Chris has another paper under work on the political unity of Anglo-Saxon England, which is an essential prerequisite to any attempt to answer what the effects, abilities and intentions of its government were, so here he confined himself to questions about that government’s ideology. The argument was thick, well-sourced and full of meat (as a Northerner, Chris will probably not mind the almost inevitable comparison to gravy I seem to be drawing). I won’t try and repeat the act, but will say that by the end we had come to a series of interesting conclusions, among which were that the ideology of late Anglo-Saxon royal government was essentially a Benedictine project (which raises questions that we’ve asked here before, apropos indeed of something to which Chris contributed, about why their project is pro-royal and not pro-papal); that this means it was restricted to areas where Benedictinism itself was powerful, and that these left short many parts of England, most obviously the North but also Kent, Essex and East Anglia; that this project was most active only over the short period 970 to 1010; that with Cnut and Edward the Confessor, first kings for a long time to have succeeded as adults and both with experience of the German Imperial court, a much more regalian and less monastic ideology was begun; and that over many other parts of England and times of its history a quite alternative royal and Christian ideology may be propagated through the minster churches that disseminated ideology where the monasteries were fewer and unreformed. He also pointed out that the Normans were able to partially adopt both of these ideological systems.

Silver `Pointed Helmet type penny of King Cnut, 1026

Silver `Pointed Helmet' type penny of King Cnut, 1026

Points of discussion arose over much of this, of course (not least the coins: Stephen Baxter and I had to agree to differ amicably over the initiative of moneyers with the royal portrait on English money, I seeing it as essentially a stereotype whose regulation was unimportant and Stephen seeing it as a vital propaganda tool that must have been controlled). One of these I raised, which was that Chris himself admitted that Cnut first continued to use the old Benedictine scheme of royal power, until the death of Archbishop Wulfstan (whereafter, as Chris pointed out, lawmaking stops; no more laws till William the Conqueror!), and that this looked a lot like the importance of Benedict of Aniane to Emperor Louis the Pious’s earlier and not dissimilar reform project, a man without whom the project simply couldn’t continue. This raises questions about why, in either case, the Benedictine project hadn’t managed to reproduce itself in a new generation of similarly able firebrands. The fact that Wulfstan didn’t, as far as we know, teach, is very interesting here. Did they not think anyone could replace them either?

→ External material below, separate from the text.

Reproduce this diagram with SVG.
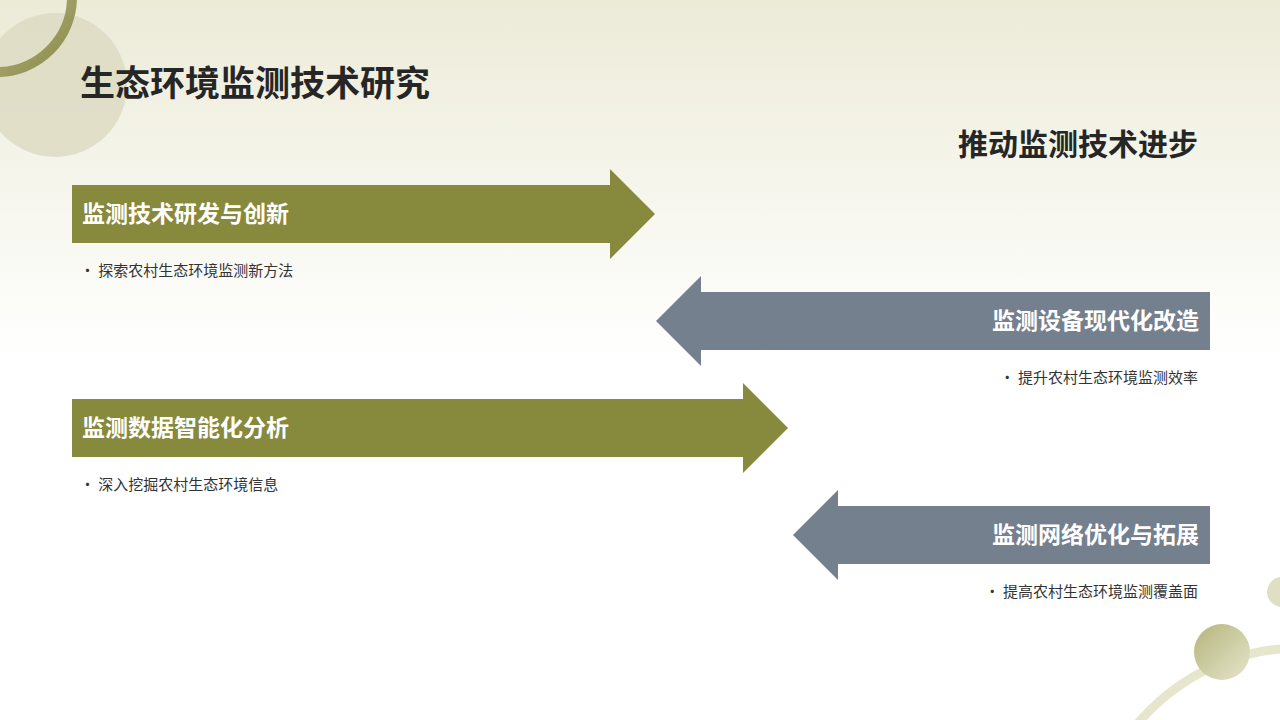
<svg xmlns="http://www.w3.org/2000/svg" width="1280" height="720" viewBox="0 0 1280 720">
<defs>
<linearGradient id="bg" x1="0" y1="0" x2="0" y2="1"><stop offset="0" stop-color="#ecebd8"/><stop offset="0.5" stop-color="#ffffff"/></linearGradient>
<linearGradient id="ball" x1="0" y1="0" x2="1" y2="1"><stop offset="0" stop-color="#b4b47c"/><stop offset="1" stop-color="#e6e6cc"/></linearGradient>
<linearGradient id="ring" x1="0" y1="0" x2="1" y2="1"><stop offset="0" stop-color="#dedcb4"/><stop offset="1" stop-color="#8a8a4a"/></linearGradient>
<style>
.t{font-family:"Noto Sans CJK SC","Liberation Sans",sans-serif}
.g{fill:#87893d}.b{fill:#75808f}
.lab{font-size:23px;font-weight:bold;fill:#fff}
.sub{font-size:15px;fill:#333}
</style>
</defs>
<rect width="1280" height="720" fill="url(#bg)"/>
<circle cx="55" cy="85" r="72" fill="#dcdac0" opacity="0.8"/>
<circle cx="-3" cy="-3" r="75" fill="none" stroke="url(#ring)" stroke-width="10"/>
<circle cx="1300" cy="860" r="212" fill="none" stroke="#e6e6cc" stroke-width="9"/>
<circle cx="1222" cy="652" r="28" fill="url(#ball)"/>
<circle cx="1282" cy="592" r="15" fill="#e0dfc4"/>
<text class="t" x="80" y="96" font-size="35" font-weight="bold" fill="#262626">生态环境监测技术研究</text>
<text class="t" x="1198" y="155" font-size="30" font-weight="bold" fill="#262626" text-anchor="end">推动监测技术进步</text>
<g id="connectors"></g>
<g id="n1"><polygon class="g" points="72,185 610,185 610,169 655,214 610,259 610,243 72,243"/><text class="t lab" x="82" y="222">监测技术研发与创新</text><text class="t sub" x="80" y="276">•   探索农村生态环境监测新方法</text></g>
<g id="n2"><polygon class="b" points="1210,292 701,292 701,276 656,321 701,366 701,350 1210,350"/><text class="t lab" x="1199" y="329" text-anchor="end">监测设备现代化改造</text><text class="t sub" x="1198" y="383" text-anchor="end">•   提升农村生态环境监测效率</text></g>
<g id="n3"><polygon class="g" points="72,399 743,399 743,383 788,428 743,473 743,457 72,457"/><text class="t lab" x="82" y="436">监测数据智能化分析</text><text class="t sub" x="80" y="490">•   深入挖掘农村生态环境信息</text></g>
<g id="n4"><polygon class="b" points="1210,506 838,506 838,490 793,535 838,580 838,564 1210,564"/><text class="t lab" x="1199" y="543" text-anchor="end">监测网络优化与拓展</text><text class="t sub" x="1198" y="597" text-anchor="end">•   提高农村生态环境监测覆盖面</text></g>
</svg>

Page of the only manuscript of Beowulf

Page of the only manuscript of Beowulf

Another point that is likely to interest some of my readers here is that Chris thought that though there is very little evidence which could be used to do a similar project for the `minster ideology’ of Englishness, royalty and Providence’s place for the Anglo-Saxon state, there is probably some. He noted that the Exeter Book, for example, was given to its cathedral home by a bishop who had been a canon, not a monk, and that much of its content is theologically quite irregular, and it may well tell us some of what such a person thought of in these ways. Other contenders might be the Vercelli Manuscript, and also British Library Cotton MS Vitellius A.XV, that is, the Beowulf manuscript. Chris was prompted to imagine someone reacting to the Benedictine preaching in his locality by saying to his colleagues at the minster, “look, this isn’t what I think of when I think of as the important things that make us us, this is all Roman liturgy and law. We should write something properly English” and coming up with a story harking to a distant past but full of contemporary resonance that then wound up bound with a very strange set of other things that they were interested in. It gave us pause for thought. But then, so did all the rest of the paper. The small conclusions I’ve given are only the top of the iceberg. We could really get somewhere with this kind of all-inclusive questioning that lets the sources illuminate each other. I’ve seen a manifesto like this before, in fact:

Since Aristotle, man has organized his knowledge vertically in separate and unrelated groups – Science, Religion, Sex, Relaxation, Work etc. The main emphasis in his language, his system of storing knowledge, has been on the identification of objects rather than on the relationships between objects. He is now forced to use his tools of reasoning separately and for one situation at a time. Had man been able to see past this hypnotic way of thinking, to distrust it (as did Einstein), and to resystematize his knowledge so that it would all be related horizontally, he would now enjoy the perfect sanity which comes from being able to deal with his life in its entirety.

Well, apparently, we don’t need drugs to upset Aristotle, we just need people being really clever and this was what we got. It is part of the continuing shame of the discipline that people like this can’t find jobs; what hope is there for the rest of us? But the cynic may say, the discipline can save its money here because Chris is clearly going to do it anyway, and for that we can all be thankful.